In September 1980, Ashihara established Ashihara Kaikan and created the New International Karate Organisation (NIKO).
Today his son, Hidenori Ashihara, continues to lead NIKO. For twenty-five years, he has taught the martial art of Ashihara karate. Once a year, he leaves Japan to demonstrate his mastery and teach others in different countries. Kancho Hindori Ashihara upholds the original culture and traditions of NIKO established by his father. The Organisation continues to grow, with its constantly increasing number of followers. Nowadays, the dojos of NIKO can be found on all continents. In just Japan alone, NIKO’s dojos are found in 161 cities. 110 representative offices in 38 countries can contact the Honbu (headquarters) of Ashihara directly. The main Ashihara karate schools derived from NIKO are located in Japan, Singapore, Denmark, Russia, Romania, Holland, Sweden and the USA.
There is a yearly Danish international summer camp for Ashihara karate fans. Basic techniques such as sabaki, kata, kumite or sparring practice, as well as karate belt grading are on the program of the camp.A small family school in Enshin, Denver, has been teaching Ashihara style for more than 40 years. According to its founder and director, Kancho Yoko Ninomiya, “Karate is more than just a force, more than a method of self-defense… no matter what the activity, a job performed in the spirit of karate-do is done with a selfless awareness of the moment itself. Its spirit is very much like meditation. It is only fitting that karate is often called “moving zen.” Ninomiya arrived in the United States in 1974, dreaming to bring the spirit and technique of real karate to this country. After training hard for many years, in 1988, Ninomiya started his own style, Enshin karate, based on Ashihara karate style.
In Russia, Ashihara karate is represented by the International Ashihara Karate Association (IAKA), founded in 1999.
After the International Tournament in 1991 in Moscow, Ashihara karate began to spread rapidly in Russia and in May 1992 the new championship was held. Shortly before, in February 1992, eight athletes became the first Black Belt holders of Ashihara karate in Russia.
From 2007 on for the next 11 years, the IAKA has been led by Ruslan Goryukhin. With his managerial talent he managed to increase the number of Ashihara martial art fans. During his management period dozens of new clubs were opened, and Russian national teams won prizes at international competitions.
In 1998, in the Moscow Sports Center “Strana sporta” (Eng. ‘Sports country’), Goryukhin started mastering Ashihara style. His teacher was Dmitry Khokhlov who remains his trainer up to now. In 2002, Goryukhin was among other people participating in the weekly training held in the camp in Denmark. In summer 2005, he successfully passed the exam for the 1st dan of Ashihara karate. The examiner was the legendary Vitaliy Astanin, now Russian area manager of NIKO. Later, the practitioners with the belts of the highest rank and the best trainers unanimously voted for the appointment of Goryukhin as president of the IAKA.

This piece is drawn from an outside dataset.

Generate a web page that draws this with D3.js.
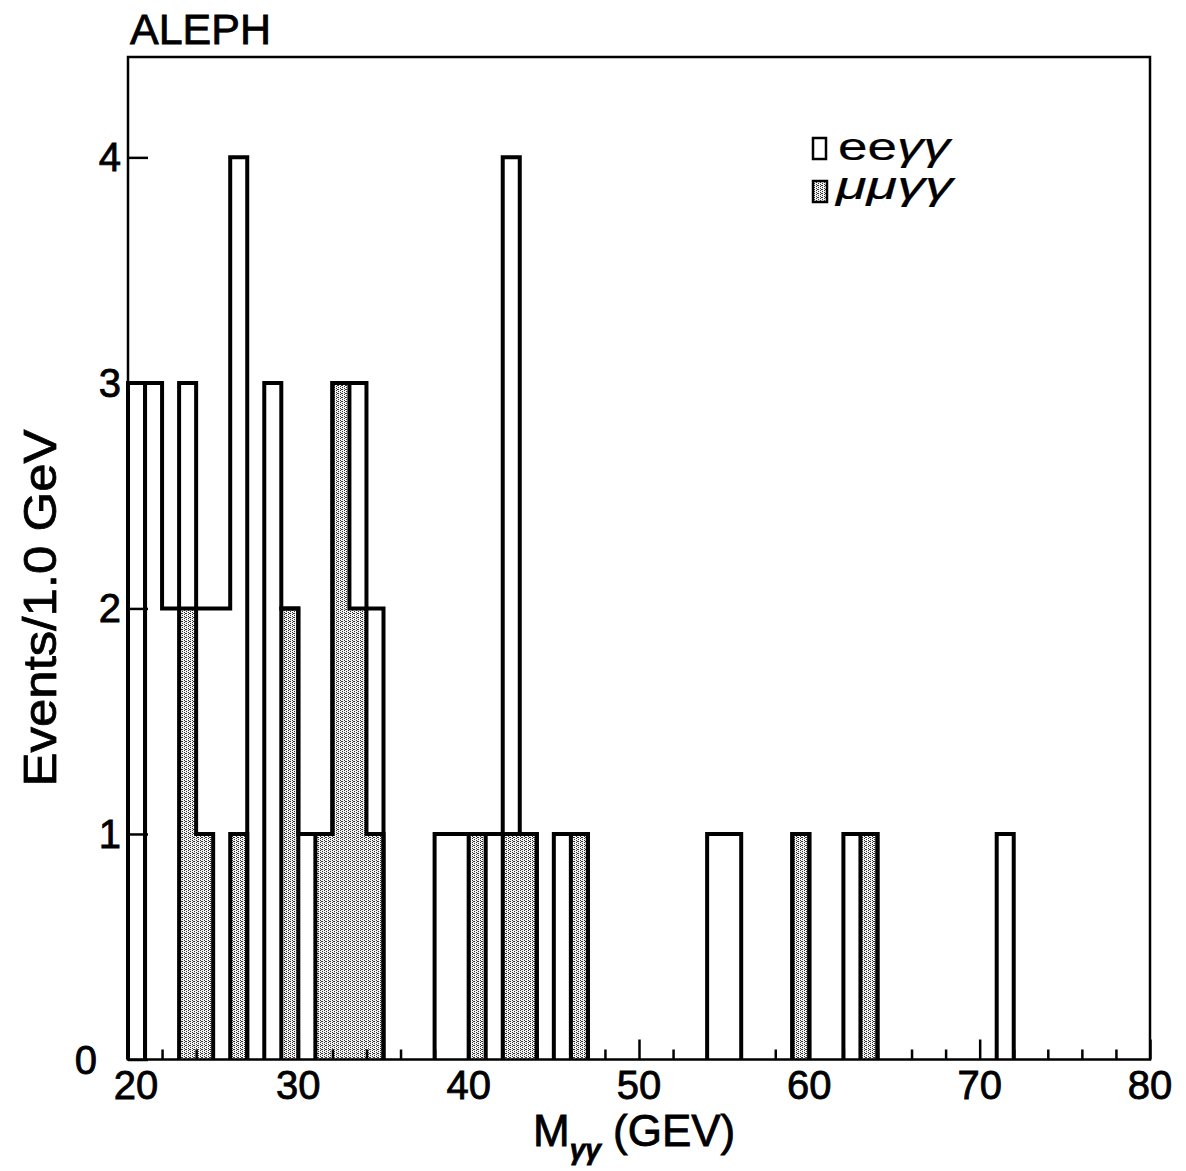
<!DOCTYPE html>
<html lang="en">
<head>
<meta charset="UTF-8">
<title>ALEPH M_gg</title>
<script src="https://d3js.org/d3.v7.min.js"></script>
<style>
  body { margin: 0; background: #fff; }
  text { font-family: "Liberation Sans", Arial, sans-serif; fill: #000; stroke: #000; stroke-width: 0.8; }
  text.legend { stroke-width: 0.2; }
</style>
</head>
<body>
<script>
// lower bin edges (1 GeV bins)
var binLo = d3.range(20, 80);
// all events (ee + mumu), per bin from 20 GeV
var totalEvents = [3,3,2,3,2,2,4,0,3,2, 1,1,3,3,2,0,0,0,1,1, 1,1,4,1,0,1,1,0,0,0,
                   0,0,0,0,1,1,0,0,0,1, 0,0,1,1,0,0,0,0,0,0, 0,1,0,0,0,0,0,0,0,0];
// mumu events, per bin
var mumuEvents  = [0,0,0,2,1,0,1,0,0,2, 0,1,3,2,1,0,0,0,0,0, 1,0,1,1,0,0,1,0,0,0,
                   0,0,0,0,0,0,0,0,0,1, 0,0,0,1,0,0,0,0,0,0, 0,0,0,0,0,0,0,0,0,0];
// places where the outline is drawn as separate boxes
var outlineBreaks = [21];
var xTicks = [20, 30, 40, 50, 60, 70, 80];
var yTicks = [0, 1, 2, 3, 4];

(function(){
    var W = 1186, H = 1171;
    var m = { left: 128, right: 1150, top: 57, bottom: 1059.5 };

    var svg = d3.select("body").append("svg")
        .attr("width", W).attr("height", H);

    var x = d3.scaleLinear().domain([20, 80]).range([m.left, m.right]);
    var y = d3.scaleLinear().domain([0, 4.445]).range([m.bottom, m.top]);

    var defs = svg.append("defs");
    var pat = defs.append("pattern")
        .attr("id", "dots").attr("patternUnits", "userSpaceOnUse")
        .attr("width", 4).attr("height", 4);
    pat.append("rect").attr("width", 4).attr("height", 4).attr("fill", "#f4f4f4");
    [[0,0],[2,1],[0,2],[2,3],[1,1]].forEach(function(p){
        pat.append("rect").attr("x", p[0]).attr("y", p[1])
            .attr("width", 1).attr("height", 1).attr("fill", "#333");
    });

    // split a histogram into runs of non-empty bins
    function runs(counts, breaks) {
        var out = [], cur = null;
        counts.forEach(function(c, i) {
            var lo = binLo[i];
            if (c > 0 && cur && breaks.indexOf(lo) < 0) {
                cur.push([lo, c]);
            } else if (c > 0) {
                cur = [[lo, c]];
                out.push(cur);
            } else {
                cur = null;
            }
        });
        return out;
    }
    function stepPath(run) {
        var p = d3.path();
        p.moveTo(x(run[0][0]), y(0));
        run.forEach(function(b) {
            p.lineTo(x(b[0]), y(b[1]));
            p.lineTo(x(b[0] + 1), y(b[1]));
        });
        p.lineTo(x(run[run.length - 1][0] + 1), y(0));
        return p.toString();
    }

    // mumu shaded
    svg.append("g").selectAll("path")
        .data(runs(mumuEvents, []))
        .enter().append("path")
        .attr("d", stepPath)
        .attr("fill", "url(#dots)")
        .attr("stroke", "#000").attr("stroke-width", 4);

    // total outline
    svg.append("g").selectAll("path")
        .data(runs(totalEvents, outlineBreaks))
        .enter().append("path")
        .attr("d", stepPath)
        .attr("fill", "none")
        .attr("stroke", "#000").attr("stroke-width", 4);

    // frame
    svg.append("rect")
        .attr("x", m.left).attr("y", m.top)
        .attr("width", m.right - m.left).attr("height", m.bottom - m.top)
        .attr("fill", "none").attr("stroke", "#000").attr("stroke-width", 2.5);

    // x ticks (inside)
    var gx = svg.append("g").attr("transform", "translate(0," + m.bottom + ")")
        .call(d3.axisTop(x).tickValues(d3.range(20, 81, 2)).tickSize(10).tickFormat(""));
    gx.select(".domain").remove();
    gx.selectAll(".tick line")
        .attr("stroke-width", 2.5)
        .attr("y2", function(d){ return d % 10 === 0 ? -20 : -10; });

    svg.append("g").selectAll("text")
        .data(xTicks).enter().append("text")
        .attr("x", function(d){ return x(d) + (d === 20 ? 8 : 0); })
        .attr("y", 1099)
        .attr("text-anchor", "middle")
        .attr("font-size", 40)
        .text(function(d){ return d; });

    // y ticks (inside)
    var gy = svg.append("g").attr("transform", "translate(" + m.left + ",0)")
        .call(d3.axisRight(y).tickValues(yTicks).tickSize(20).tickFormat(""));
    gy.select(".domain").remove();
    gy.selectAll(".tick line").attr("stroke-width", 2.5);

    svg.append("g").selectAll("text")
        .data(yTicks).enter().append("text")
        .attr("x", function(d){ return d === 0 ? 97 : 121; })
        .attr("y", function(d){ return y(d) + 14; })
        .attr("text-anchor", "end")
        .attr("font-size", 40)
        .text(function(d){ return d; });

    // titles
    svg.append("text")
        .attr("x", 130).attr("y", 44)
        .attr("font-size", 43)
        .text("ALEPH");

    svg.append("text")
        .attr("transform", "translate(56,608) rotate(-90)")
        .attr("text-anchor", "middle")
        .attr("font-size", 47)
        .attr("textLength", 357).attr("lengthAdjust", "spacingAndGlyphs")
        .text("Events/1.0 GeV");

    var xt = svg.append("text")
        .attr("x", 533).attr("y", 1146)
        .attr("font-size", 44);
    xt.append("tspan").text("M");
    xt.append("tspan").attr("font-size", 28).attr("font-style", "italic")
        .attr("font-weight", "bold").attr("dy", 13).text("γγ");
    xt.append("tspan").attr("dy", -13).text(" (GEV)");

    // legend
    svg.append("rect")
        .attr("x", 813).attr("y", 138).attr("width", 13).attr("height", 21)
        .attr("fill", "#fff").attr("stroke", "#000").attr("stroke-width", 2.5);
    var l1 = svg.append("text").attr("class", "legend")
        .attr("x", 838).attr("y", 160).attr("font-size", 38)
        .attr("textLength", 112).attr("lengthAdjust", "spacingAndGlyphs");
    l1.append("tspan").text("ee");
    l1.append("tspan").attr("font-style", "italic").text("γγ");

    svg.append("rect")
        .attr("x", 813).attr("y", 181).attr("width", 14).attr("height", 21)
        .attr("fill", "url(#dots)").attr("stroke", "#000").attr("stroke-width", 2.5);
    svg.append("text").attr("class", "legend")
        .attr("x", 836).attr("y", 199).attr("font-size", 38)
        .attr("textLength", 117).attr("lengthAdjust", "spacingAndGlyphs")
        .attr("font-style", "italic").text("μμγγ");
})();
</script>
</body>
</html>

Ruslan Goryukhin has come a long way from being a student in this sport to being the leader of the Ashihara Association in Russia. Even after moving to Switzerland in 2015, he continues to train and attend the IAKA events. In 2020, Ruslan Gorzukhin was awarded a medal “The 30th anniversary of Ashihara karate in Russia” as well as the IAKA Black Belt “For meritorious service”.